Monday, September 25, 2006

Subway crime dips to lowest rate in 37 yrs.

Your subway ride is the safest it has been since 1969.

There have been an average of seven subway felonies a day so far this year - putting the city on pace for its most crime-free year underground since man touched down on the moon.

The current figures are light-years from 1990, when average felonies hit a record 49 daily - and are close to the 6.7 a day logged in 1969.

Subway crime is down 18.6% at this point compared with last year, thanks to a combination of surveillance cameras, undercover cops and sting operations at a time when ridership is at about 5 million a day, officials say.

"Our transit officers are doing an outstanding job," Police Commissioner Raymond Kelly said. "They've brought the fight to the criminals on several fronts."
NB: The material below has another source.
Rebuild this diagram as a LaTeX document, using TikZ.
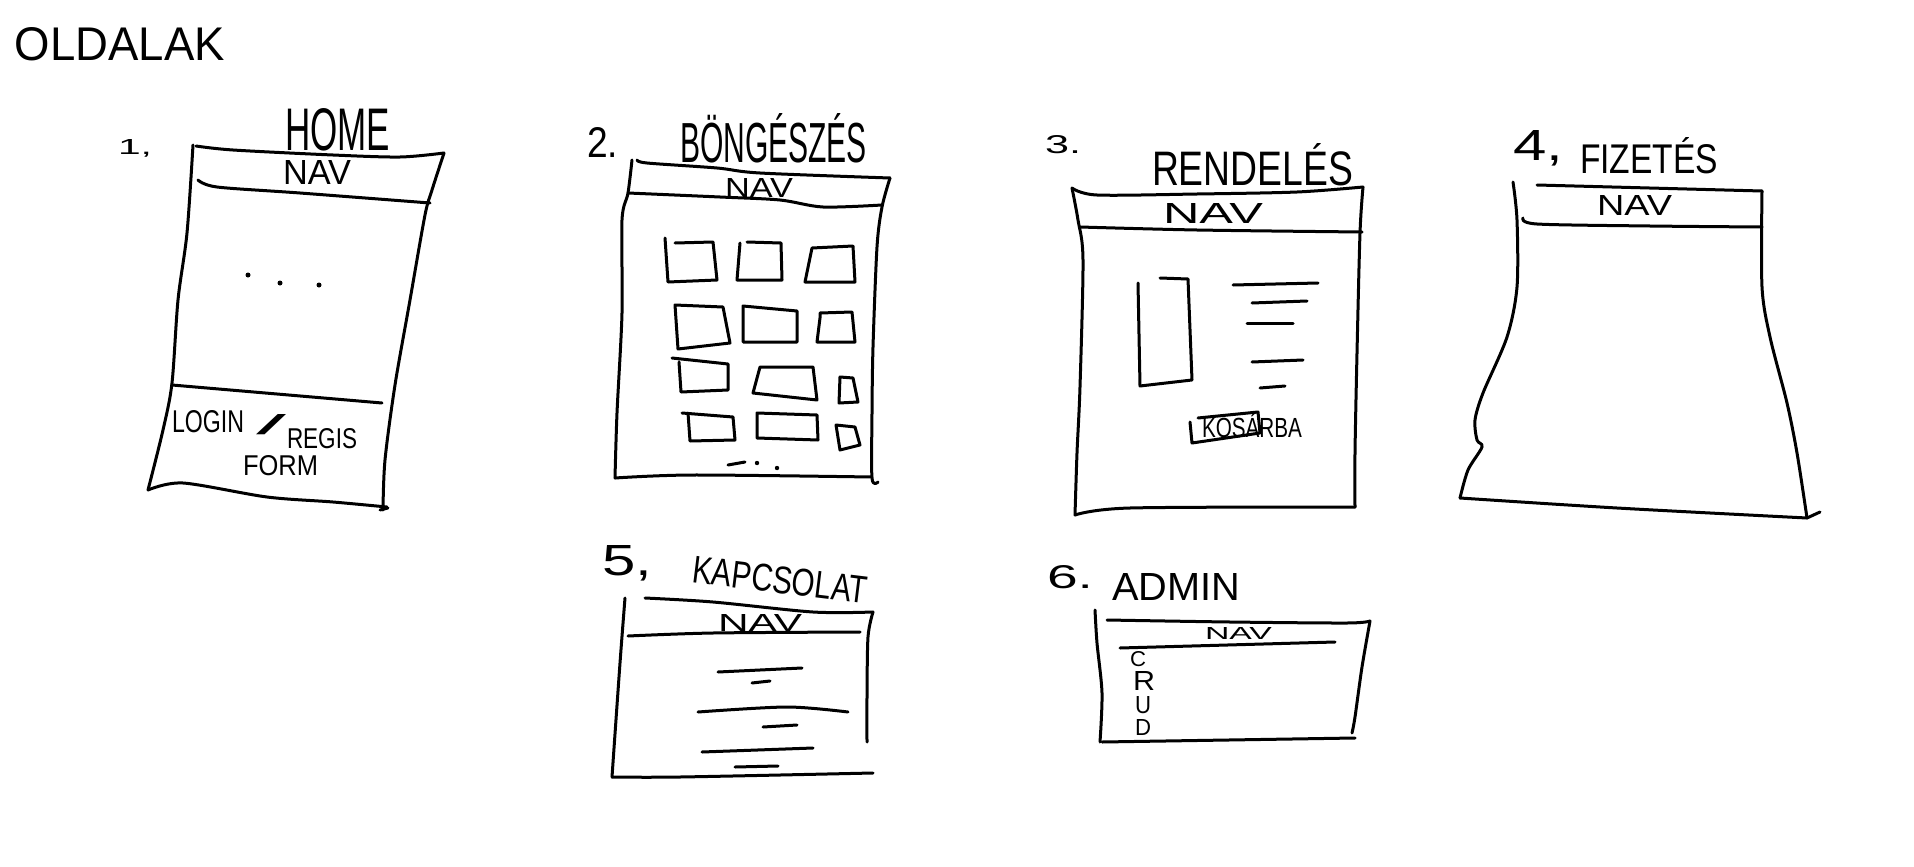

Subway police are increasingly going to the videotape - using the growing number of anti-terror surveillance cameras.

So far, the Transit Authority alone has rigged up at least 40 stations and expects 40 more to be working by the end of the year.

Before the anti-terror surveillance program, dozens of stations already had cameras recording images, TA spokesman Paul Fleuranges said.

Last year, a brutal stabbing in an unstaffed passageway on the Franklin Ave. shuttle line was captured on tape. Detectives noticed that the two attackers, who stabbed a man after a brief exchange of words, were both wearing khaki pants and identical short-sleeved shirts.

It was the uniform of an area business, detectives learned as they worked the case, which ended in arrests.